WHAT THIS TASK INVOLVES: From the listing below, restate word for word the lines from the line containing "Output the web" down through the line containing "const yTicks = [0,2,4,6,8,10,12,14,16,18];". Exclude pictures.

-- begin EXTRACTED DATA --

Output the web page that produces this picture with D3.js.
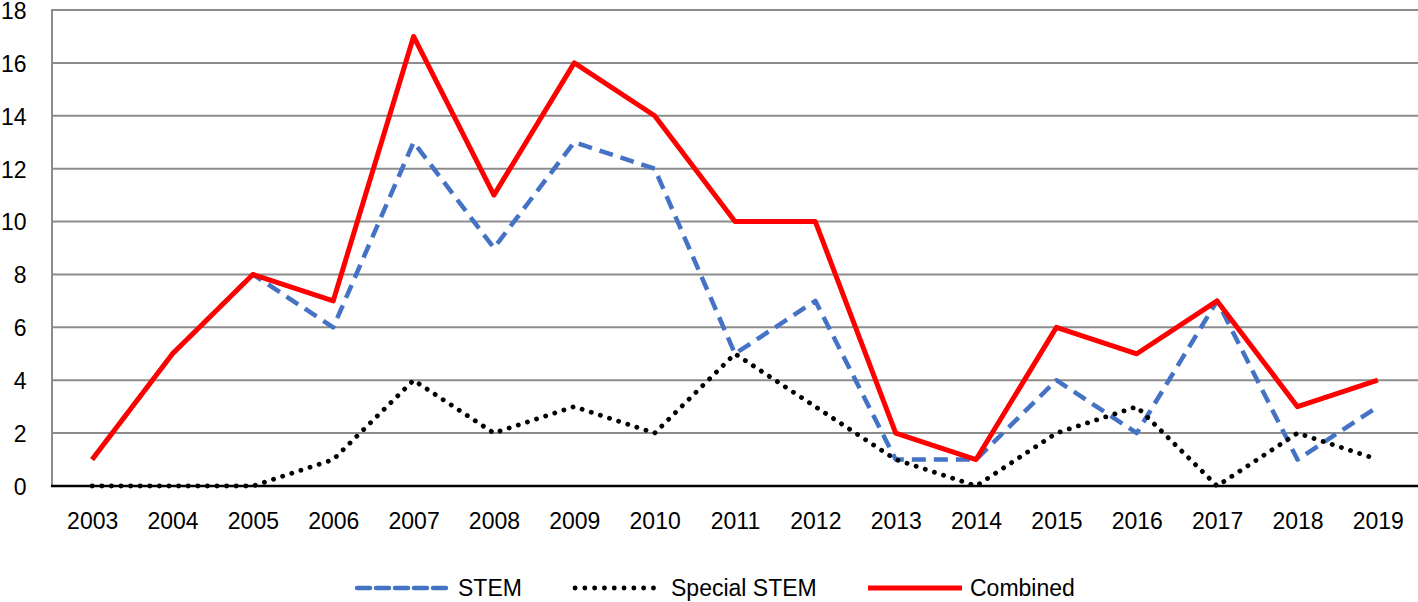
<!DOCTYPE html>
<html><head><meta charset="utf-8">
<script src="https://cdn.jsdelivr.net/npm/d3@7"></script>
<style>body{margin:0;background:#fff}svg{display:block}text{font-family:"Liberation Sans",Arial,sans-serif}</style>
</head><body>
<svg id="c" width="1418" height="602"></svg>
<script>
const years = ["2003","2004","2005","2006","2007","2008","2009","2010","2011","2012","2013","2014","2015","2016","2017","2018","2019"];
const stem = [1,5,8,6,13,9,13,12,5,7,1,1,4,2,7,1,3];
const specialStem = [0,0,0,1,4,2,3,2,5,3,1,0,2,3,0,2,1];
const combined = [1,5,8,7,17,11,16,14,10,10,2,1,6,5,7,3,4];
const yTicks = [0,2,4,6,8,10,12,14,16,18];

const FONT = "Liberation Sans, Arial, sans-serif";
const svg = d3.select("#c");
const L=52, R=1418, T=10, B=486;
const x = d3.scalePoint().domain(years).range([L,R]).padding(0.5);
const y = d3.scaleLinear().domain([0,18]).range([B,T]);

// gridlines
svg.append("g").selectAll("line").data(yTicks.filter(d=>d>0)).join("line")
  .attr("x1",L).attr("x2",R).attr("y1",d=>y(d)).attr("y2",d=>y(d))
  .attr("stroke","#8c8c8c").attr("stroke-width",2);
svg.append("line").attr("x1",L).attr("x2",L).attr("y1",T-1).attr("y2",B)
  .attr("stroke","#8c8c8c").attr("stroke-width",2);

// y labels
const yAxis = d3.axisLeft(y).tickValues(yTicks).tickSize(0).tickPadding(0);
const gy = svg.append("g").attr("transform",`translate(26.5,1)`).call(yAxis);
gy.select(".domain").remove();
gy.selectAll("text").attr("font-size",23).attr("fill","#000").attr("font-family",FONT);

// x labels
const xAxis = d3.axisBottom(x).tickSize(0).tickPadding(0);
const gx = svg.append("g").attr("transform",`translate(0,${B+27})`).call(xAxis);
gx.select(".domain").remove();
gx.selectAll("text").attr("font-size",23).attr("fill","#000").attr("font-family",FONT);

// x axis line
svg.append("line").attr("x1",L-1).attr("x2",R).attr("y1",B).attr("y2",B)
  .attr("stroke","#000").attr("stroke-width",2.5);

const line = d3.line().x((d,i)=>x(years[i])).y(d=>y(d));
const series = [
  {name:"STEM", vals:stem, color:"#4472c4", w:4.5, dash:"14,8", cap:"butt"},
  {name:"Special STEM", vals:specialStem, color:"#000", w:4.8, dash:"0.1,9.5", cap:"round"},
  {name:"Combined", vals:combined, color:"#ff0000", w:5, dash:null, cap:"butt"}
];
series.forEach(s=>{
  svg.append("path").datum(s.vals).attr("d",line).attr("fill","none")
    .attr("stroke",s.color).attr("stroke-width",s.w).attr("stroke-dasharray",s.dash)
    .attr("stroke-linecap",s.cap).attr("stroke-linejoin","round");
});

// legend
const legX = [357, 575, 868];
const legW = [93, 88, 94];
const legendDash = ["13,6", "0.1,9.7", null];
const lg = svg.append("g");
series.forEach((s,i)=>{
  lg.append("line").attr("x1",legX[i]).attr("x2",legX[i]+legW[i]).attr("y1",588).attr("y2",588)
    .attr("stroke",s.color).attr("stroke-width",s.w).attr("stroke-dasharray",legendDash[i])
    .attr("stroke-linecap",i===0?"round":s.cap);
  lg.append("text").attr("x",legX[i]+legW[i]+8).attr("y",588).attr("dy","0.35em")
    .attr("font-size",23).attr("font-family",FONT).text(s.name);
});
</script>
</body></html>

-- end EXTRACTED DATA --
-- begin EXTRACTED DATA --

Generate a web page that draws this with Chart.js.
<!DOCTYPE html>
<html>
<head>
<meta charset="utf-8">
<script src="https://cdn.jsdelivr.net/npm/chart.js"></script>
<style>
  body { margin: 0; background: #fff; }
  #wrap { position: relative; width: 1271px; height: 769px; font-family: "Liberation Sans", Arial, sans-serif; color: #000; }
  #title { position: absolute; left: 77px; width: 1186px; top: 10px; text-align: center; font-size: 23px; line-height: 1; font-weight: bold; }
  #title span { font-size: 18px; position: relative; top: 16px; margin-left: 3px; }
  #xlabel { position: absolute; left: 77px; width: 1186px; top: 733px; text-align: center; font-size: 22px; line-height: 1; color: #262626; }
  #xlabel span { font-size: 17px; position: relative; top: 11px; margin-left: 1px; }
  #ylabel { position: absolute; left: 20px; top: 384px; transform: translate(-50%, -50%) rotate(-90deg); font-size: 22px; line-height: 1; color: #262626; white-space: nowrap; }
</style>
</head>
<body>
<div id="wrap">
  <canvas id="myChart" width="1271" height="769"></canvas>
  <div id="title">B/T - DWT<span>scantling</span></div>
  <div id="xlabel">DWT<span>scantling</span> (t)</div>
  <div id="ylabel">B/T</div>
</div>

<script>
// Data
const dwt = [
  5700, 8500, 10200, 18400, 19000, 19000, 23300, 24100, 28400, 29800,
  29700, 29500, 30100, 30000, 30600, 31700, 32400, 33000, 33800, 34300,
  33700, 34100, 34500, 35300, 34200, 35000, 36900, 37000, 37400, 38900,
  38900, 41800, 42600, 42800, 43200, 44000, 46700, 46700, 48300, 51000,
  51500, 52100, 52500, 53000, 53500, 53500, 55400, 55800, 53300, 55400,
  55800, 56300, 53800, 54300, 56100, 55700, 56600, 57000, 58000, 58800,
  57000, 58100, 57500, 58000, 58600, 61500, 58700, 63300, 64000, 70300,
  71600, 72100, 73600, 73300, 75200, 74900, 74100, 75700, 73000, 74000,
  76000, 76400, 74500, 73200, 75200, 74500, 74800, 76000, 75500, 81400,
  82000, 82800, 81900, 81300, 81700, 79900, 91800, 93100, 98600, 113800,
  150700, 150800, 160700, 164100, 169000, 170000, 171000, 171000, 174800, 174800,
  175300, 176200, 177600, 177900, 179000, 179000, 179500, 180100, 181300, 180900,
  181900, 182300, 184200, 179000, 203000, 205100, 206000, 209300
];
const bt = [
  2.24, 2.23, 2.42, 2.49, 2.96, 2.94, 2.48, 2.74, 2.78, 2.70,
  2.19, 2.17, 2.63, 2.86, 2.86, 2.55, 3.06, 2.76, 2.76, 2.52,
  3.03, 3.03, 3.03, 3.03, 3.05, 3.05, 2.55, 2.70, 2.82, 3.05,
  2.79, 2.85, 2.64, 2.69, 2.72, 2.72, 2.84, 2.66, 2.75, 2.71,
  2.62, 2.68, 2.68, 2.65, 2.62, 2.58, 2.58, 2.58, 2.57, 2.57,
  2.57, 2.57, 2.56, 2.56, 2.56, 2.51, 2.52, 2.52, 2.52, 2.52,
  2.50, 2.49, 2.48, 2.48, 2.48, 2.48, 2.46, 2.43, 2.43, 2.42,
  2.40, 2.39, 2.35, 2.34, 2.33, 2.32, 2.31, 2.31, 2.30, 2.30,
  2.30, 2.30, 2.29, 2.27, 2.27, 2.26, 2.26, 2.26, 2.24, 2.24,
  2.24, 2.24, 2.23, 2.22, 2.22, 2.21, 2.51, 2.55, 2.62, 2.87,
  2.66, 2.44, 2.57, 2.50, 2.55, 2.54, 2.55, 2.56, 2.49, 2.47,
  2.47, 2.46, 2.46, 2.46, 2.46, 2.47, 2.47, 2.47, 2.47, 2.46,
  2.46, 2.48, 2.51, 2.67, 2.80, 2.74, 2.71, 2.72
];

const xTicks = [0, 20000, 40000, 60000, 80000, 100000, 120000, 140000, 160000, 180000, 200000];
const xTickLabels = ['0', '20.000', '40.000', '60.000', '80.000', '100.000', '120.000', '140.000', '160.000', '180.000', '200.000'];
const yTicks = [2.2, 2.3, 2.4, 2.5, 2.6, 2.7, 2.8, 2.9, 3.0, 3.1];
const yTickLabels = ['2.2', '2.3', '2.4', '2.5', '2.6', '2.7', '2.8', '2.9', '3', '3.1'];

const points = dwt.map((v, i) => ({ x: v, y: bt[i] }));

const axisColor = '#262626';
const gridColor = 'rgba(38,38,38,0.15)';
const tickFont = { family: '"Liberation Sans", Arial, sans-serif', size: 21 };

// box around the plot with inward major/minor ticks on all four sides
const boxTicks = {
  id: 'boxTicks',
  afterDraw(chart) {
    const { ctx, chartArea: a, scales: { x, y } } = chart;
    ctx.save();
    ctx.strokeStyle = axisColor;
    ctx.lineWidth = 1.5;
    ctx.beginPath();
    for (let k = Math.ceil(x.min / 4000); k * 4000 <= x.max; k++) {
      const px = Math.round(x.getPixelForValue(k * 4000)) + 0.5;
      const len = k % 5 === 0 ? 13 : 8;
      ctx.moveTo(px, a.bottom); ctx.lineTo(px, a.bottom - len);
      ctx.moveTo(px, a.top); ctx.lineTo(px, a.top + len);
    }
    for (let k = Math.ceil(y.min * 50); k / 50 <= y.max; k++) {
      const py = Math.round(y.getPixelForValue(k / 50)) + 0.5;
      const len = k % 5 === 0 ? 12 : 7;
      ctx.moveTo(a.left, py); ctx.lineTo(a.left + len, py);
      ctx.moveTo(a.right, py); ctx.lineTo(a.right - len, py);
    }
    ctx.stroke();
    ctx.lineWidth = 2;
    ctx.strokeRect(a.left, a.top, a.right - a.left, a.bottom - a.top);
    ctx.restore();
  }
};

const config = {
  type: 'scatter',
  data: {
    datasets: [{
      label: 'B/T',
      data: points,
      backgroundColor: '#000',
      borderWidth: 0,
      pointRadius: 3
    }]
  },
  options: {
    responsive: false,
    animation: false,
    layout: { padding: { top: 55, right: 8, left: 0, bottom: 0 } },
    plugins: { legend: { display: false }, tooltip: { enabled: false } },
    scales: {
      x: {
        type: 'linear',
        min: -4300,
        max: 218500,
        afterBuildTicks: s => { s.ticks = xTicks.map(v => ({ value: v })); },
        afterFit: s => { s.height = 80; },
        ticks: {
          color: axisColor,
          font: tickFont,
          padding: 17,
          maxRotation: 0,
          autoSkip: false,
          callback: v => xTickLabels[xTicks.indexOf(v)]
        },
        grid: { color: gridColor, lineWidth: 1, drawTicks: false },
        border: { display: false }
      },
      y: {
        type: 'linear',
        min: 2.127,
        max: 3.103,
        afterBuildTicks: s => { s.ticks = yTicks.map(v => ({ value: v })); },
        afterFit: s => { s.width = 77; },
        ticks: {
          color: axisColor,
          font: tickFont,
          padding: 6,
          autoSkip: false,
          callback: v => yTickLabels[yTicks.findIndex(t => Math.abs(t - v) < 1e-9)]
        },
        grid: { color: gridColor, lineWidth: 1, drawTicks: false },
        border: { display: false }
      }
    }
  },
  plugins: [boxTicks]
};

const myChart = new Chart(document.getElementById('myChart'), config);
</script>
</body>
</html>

-- end EXTRACTED DATA --

EXPECTED ANSWER:
Output the web page that produces this picture with D3.js.
<!DOCTYPE html>
<html><head><meta charset="utf-8">
<script src="https://cdn.jsdelivr.net/npm/d3@7"></script>
<style>body{margin:0;background:#fff}svg{display:block}text{font-family:"Liberation Sans",Arial,sans-serif}</style>
</head><body>
<svg id="c" width="1418" height="602"></svg>
<script>
const years = ["2003","2004","2005","2006","2007","2008","2009","2010","2011","2012","2013","2014","2015","2016","2017","2018","2019"];
const stem = [1,5,8,6,13,9,13,12,5,7,1,1,4,2,7,1,3];
const specialStem = [0,0,0,1,4,2,3,2,5,3,1,0,2,3,0,2,1];
const combined = [1,5,8,7,17,11,16,14,10,10,2,1,6,5,7,3,4];
const yTicks = [0,2,4,6,8,10,12,14,16,18];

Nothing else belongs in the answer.